Up the Meysan Trail
A high school buddy and I set out one early August morning to summit Lone Pine Peak, having heard that it offers some of the most striking views of the Sierra. It was a warm, sunny day, though a bit hazy. We began from Whitney Portal campground, following the Meysan Lake trail that starts from the lower, southeast area of the campground near site #9 (which, by happy coincidence, happened to be ours). The trail climbs from the campground and hits a spur road providing access to some cabins above the campground. After going left on the road a short distance, we found the trail starting again, climbing to the right from the road (toward the southeast). The sandy, well-used trail quickly swung around the ridge that divides the Lone Pine Creek and Meysan Creek basins, switch-backing generally toward the southwest and climbing up the Meysan Creek basin.
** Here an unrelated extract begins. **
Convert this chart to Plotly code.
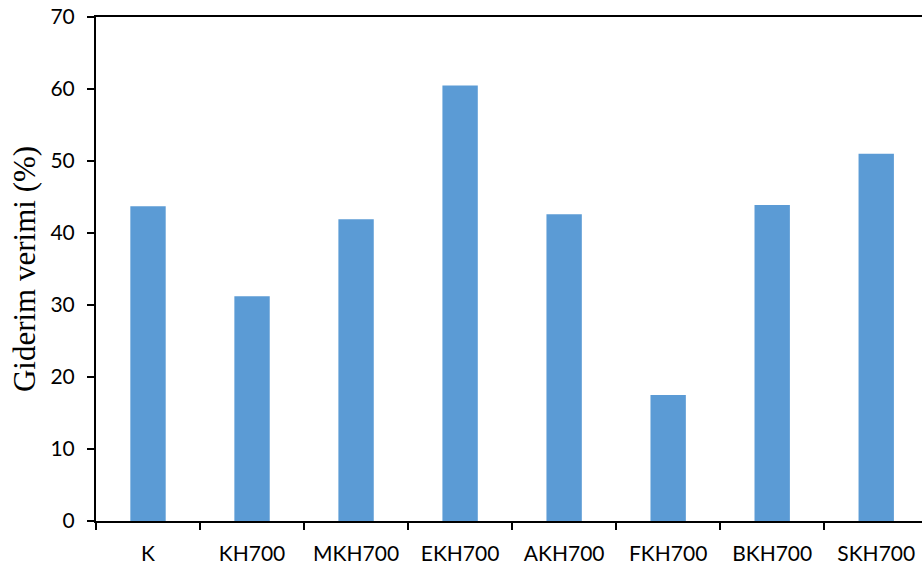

The north ridge of Lone Pine Peak rose to our east, on the other side of the Meysan Creek, though we had to hike a considerable distance up the trail before sighting the summit itself.
After about four miles of switchbacks and almost 3000 feet elevation gain, the trail divided, with the right fork proceeding up to Meysan Lake and the left fork leading to Grass Lake. The northwest slope and chute leading to Lone Pine’s summit plateau were clearly visible from the trail fork (thanks to a helpful posting by Ramblindave, we began looking for the slope at Grass Lake, rather than heading further up the trail to Meysan, which only would have needlessly lengthened the hike).
There was no obvious trail to the slope – at least we could find none – so we made an easy cross-country trek, skirting the lower edges of Grass Lake and a second smaller lake beyond it. We then crossed a rock pile to get to the bottom of the slope.
The Fun Part
Now the fun began. The slope – which climbs at an angle of about 35 degrees – is a mix of sand, scree and rock, all of which seem determined to turn every step up into a slide back down. Some rocks offered decent handholds for stability while others simply slid down with the surrounding scree. Deciding which was which only made the climb more entertaining. After getting part-way up the slope, Brian decided to call it a day and turned back – he had already climbed 2000 feet higher than he had before.
After gaining about 500 feet elevation, I reached the top of the slope and turned left up the very obvious chute. Although the chute at first appeared to offer more solid rock, in reality it turned out to be the same mixture of sand, scree and rock as below. Where’s a switchback when you need one? Another 500 feet of miserable upward slogging finally yielded the summit plateau.
On to the Summit
At this point, the worst was over. The guidebook had cautioned against ascending the ridge on the summit plateau, as there are several false summits before the true peak. So I headed across the plateau, neither gaining nor losing elevation, to a point that appeared to be below the summit, and turned up.
That slope also presented a mix of sand, scree and rock, but not nearly as steep and much less slippery than the slope and chute. A few minutes of hiking up got to the summit.
Summit Views
Lone Pine Peak indeed delivered stunning views: at least six of California’s 14ers – Langley, Muir, Whitney, Russell, Williamson, and White Mountain Peak – and possibly a seventh (Split?) were visible, as well as a good part of Owens Valley.
After snapping a slew of pictures, a cell phone call home and a vain effort to find a summit register, I headed back down
The Hike Back
Needless to say, going back down was a lot easier than the slog up. Hiking poles provided some stability when down-climbing the chute and slope, especially during short ski runs down the cascading scree. A few words of advice: don’t put anything valuable in your back pockets (I ended up on my tail more times than I care to admit). Gaiters would be very useful to keep rocks out of the boots. Also, some light gloves might be useful for the climb up – some rocks have sharp edges. Anyway, once at the bottom of the chute and slope, it was an easy trek back to the Meysan trail and down to the Whitney Portal campground.
A fun hike, except for the scree, with the views more than justifying it all. That said, if you are comfortable on crampons, traveling this route earlier in the season when there is still snow could make for a far more pleasant climb.